Die Box - ein Erfolgskonzept
Kennzeichen der Box: Einfach-Kamera für Rollfilm in Kastenbauweise, meist mit Spiegelsucher(n), Fixfokus und nur einer Momentverschlusszeit.
Aufnahmetormate: überwiegend 6x 9 cm (auf Rollfilm Typ 120), aber auch 4,5 x 6, 4 x 6,5 und 6 x 6 cm. Seltener sind die Größen 3x4, 5x7,5 und 6,5x 11 cm. Optik: In der Regel einfache Menisken, teils als „Frontlinse" (sichtbar), teils als „Hinterlinse" (nicht sichtbar) im Gehäuse montiert. Außerdem gibt es Boxen mit „Doppelobjektiv" (Periskop), bestehend aus zwei symmetrisch angeordneten Menisken. Selten sind Achromate (verkittete, farbkorrigierte Zweilinser).
Lichtstärke: Um ihre Abbildungsfehler zu unterdrücken, sind die Box-Objektive meist zwangsweise abgeblendet auf 11 im Format6 x 9 oder 8 bei 6 x 6 cm.

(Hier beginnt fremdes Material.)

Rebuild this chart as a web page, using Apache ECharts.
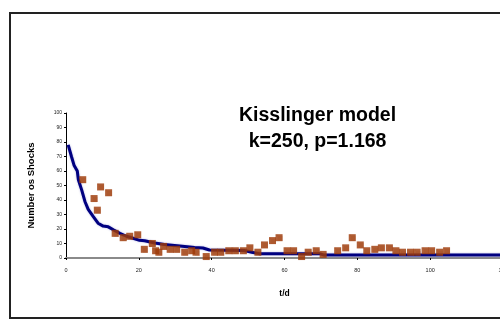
<!DOCTYPE html>
<html>
<head>
<meta charset="utf-8">
<script src="https://cdn.jsdelivr.net/npm/echarts@6/dist/echarts.min.js"></script>
<style>
  html, body { margin: 0; padding: 0; background: #fff; }
  #chart { width: 500px; height: 320px; }
</style>
</head>
<body>
<div id="chart"></div>
<script>
// Observed daily shock counts: day and number of shocks
const obsDays = [4.6, 7.7, 8.6, 9.5, 11.7, 13.5, 15.7, 17.5, 19.7, 21.5, 23.7, 24.6, 25.5, 26.8,
  28.6, 30.4, 32.6, 34.5, 35.7, 38.5, 40.8, 42.5, 44.7, 46.5, 48.7, 50.5, 52.7, 54.5, 56.7,
  58.5, 60.7, 62.5, 64.7, 66.5, 68.7, 70.6, 74.6, 76.8, 78.6, 80.8, 82.6, 84.8, 86.6, 88.8,
  90.6, 92.4, 94.6, 96.4, 98.6, 100.4, 102.6, 104.5];
const obsCounts = [54, 41, 33, 49, 45, 17, 14, 15, 16, 6, 10, 5, 4, 8,
  6, 6, 4, 5, 4, 1, 4, 4, 5, 5, 5, 7, 4, 9, 12,
  14, 5, 5, 1, 4, 5, 2.5, 5, 7, 14, 9, 5, 6, 7, 7,
  5, 4, 4, 4, 5, 5, 4, 5];

// Kisslinger model curve (k=250, p=1.168)
const modelDays = [0.6, 1.5, 2.2, 3.1, 3.4, 4.3, 5.2, 6.1, 7.5, 8.8, 10.2, 11.6, 13, 14.8, 16.6,
  18, 20.2, 21.6, 24.4, 27, 29.8, 32.6, 35.3, 37.6, 39.4, 49, 51, 53, 69.5, 71, 120];
const modelCounts = [78, 70, 64, 60, 54, 47, 39, 33.5, 28.5, 24, 22, 21.5, 19.5, 17, 15,
  14, 12.2, 11.9, 10.3, 9.3, 8.7, 8, 7.3, 6.9, 5.5, 5.2, 4, 3, 3, 2, 2];

const xTicks = { min: 0, max: 120, interval: 20 };
const yTicks = { min: 0, max: 100, interval: 10 };

const chartTitle = 'Kisslinger model\nk=250, p=1.168';
const xName = 't/d';
const yName = 'Number os Shocks';

const zip = (a, b) => a.map((v, i) => [v, b[i]]);

const chart = echarts.init(document.getElementById('chart'), null, { renderer: 'canvas' });
chart.setOption({
  animation: false,
  backgroundColor: '#ffffff',
  textStyle: { fontFamily: 'Liberation Sans, Arial, sans-serif' },
  grid: { left: 66, right: -3, top: 113, bottom: 62, containLabel: false, outerBoundsMode: 'none' },
  graphic: [
    {
      type: 'rect', z: 100, silent: true,
      shape: { x: 10, y: 13, width: 600, height: 305 },
      style: { fill: 'none', stroke: '#222', lineWidth: 2 }
    },
    {
      type: 'text', left: 239, top: 103, z: 100,
      style: {
        text: chartTitle, font: 'bold 19.5px "Liberation Sans", Arial, sans-serif',
        fill: '#000', textAlign: 'center', lineHeight: 26, width: 154
      }
    }
  ],
  xAxis: {
    type: 'value', min: xTicks.min, max: xTicks.max, interval: xTicks.interval,
    name: xName, nameLocation: 'middle', nameGap: 31,
    nameTextStyle: { fontSize: 8.5, fontWeight: 'bold', color: '#000' },
    axisLine: { lineStyle: { color: '#8a8a8a', width: 2 } },
    axisTick: { show: true, length: 2, lineStyle: { color: '#000', width: 1 } },
    axisLabel: { fontSize: 5.5, color: '#222', margin: 9 },
    splitLine: { show: false }
  },
  yAxis: {
    type: 'value', min: yTicks.min, max: yTicks.max, interval: yTicks.interval,
    name: yName, nameLocation: 'middle', nameGap: 30, nameRotate: 90,
    nameTextStyle: { fontSize: 9.5, fontWeight: 'bold', color: '#000' },
    axisLine: { show: true, lineStyle: { color: '#000', width: 1 } },
    axisTick: { show: true, length: 2, lineStyle: { color: '#000', width: 1 } },
    axisLabel: { fontSize: 5, color: '#222', margin: 4 },
    splitLine: { show: false }
  },
  series: [
    {
      type: 'line', data: zip(modelDays, modelCounts), showSymbol: false,
      lineStyle: { color: '#000080', width: 3, shadowColor: 'rgba(120,120,200,0.6)', shadowBlur: 2 },
      z: 2
    },
    {
      type: 'scatter', data: zip(obsDays, obsCounts), symbol: 'rect', symbolSize: 7,
      itemStyle: { color: '#9e3a08', shadowColor: 'rgba(160,80,40,0.3)', shadowBlur: 1 },
      z: 3
    }
  ]
});
</script>
</body>
</html>
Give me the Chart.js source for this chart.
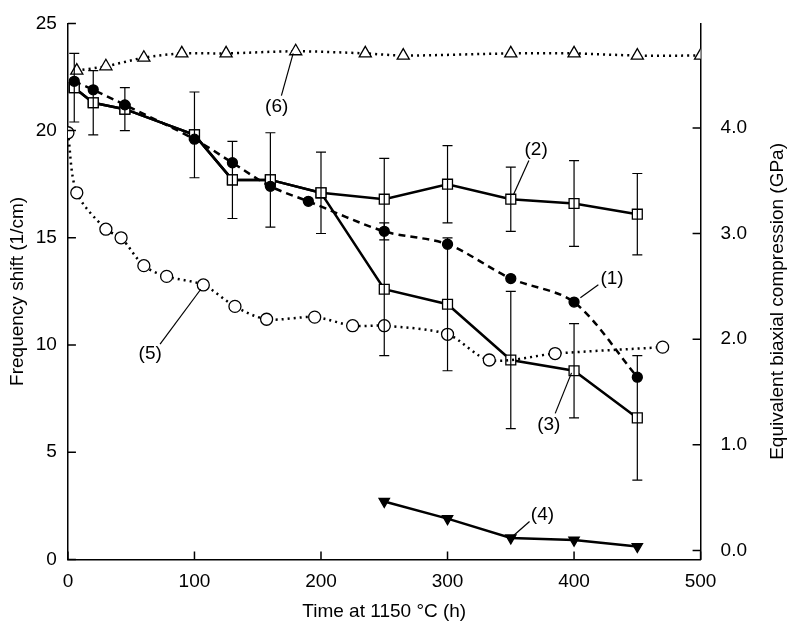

Verschluss: Typisch ist der Rotationsverschluss, bei dem sich eine Scheibe mit Langloch vor (oder hinter) der Blendenöffnung dreht. Außerdem gibt es einfache Klappen-Verschlüsse. Standard-Momentbelichtungszeit ist meist 1/30 Sekunde.
Produktionszeit: Beim Box-Erfinder Kodak (USA) etwa ab 1900, in Deutschland von 1924 bis 1970.
Verbreitung: Etwa zwei Dutzend deutsche Hersteller lieferten rund 12 Mio. Box-Kameras. Die Hälfte ging in den Export.
Sammlerpreise: Agfas Nachkriegs-Massenboxen „Synchro" und „Clack" gibt es oft schon für zehn Euro, die meisten anderen Modelle für 15 bis maximal 50 Euro. Raritäten wie Zeiss Ikons „Balilla" oder die Welta „Sica" können 400 oder mehr als 500 Euro kosten.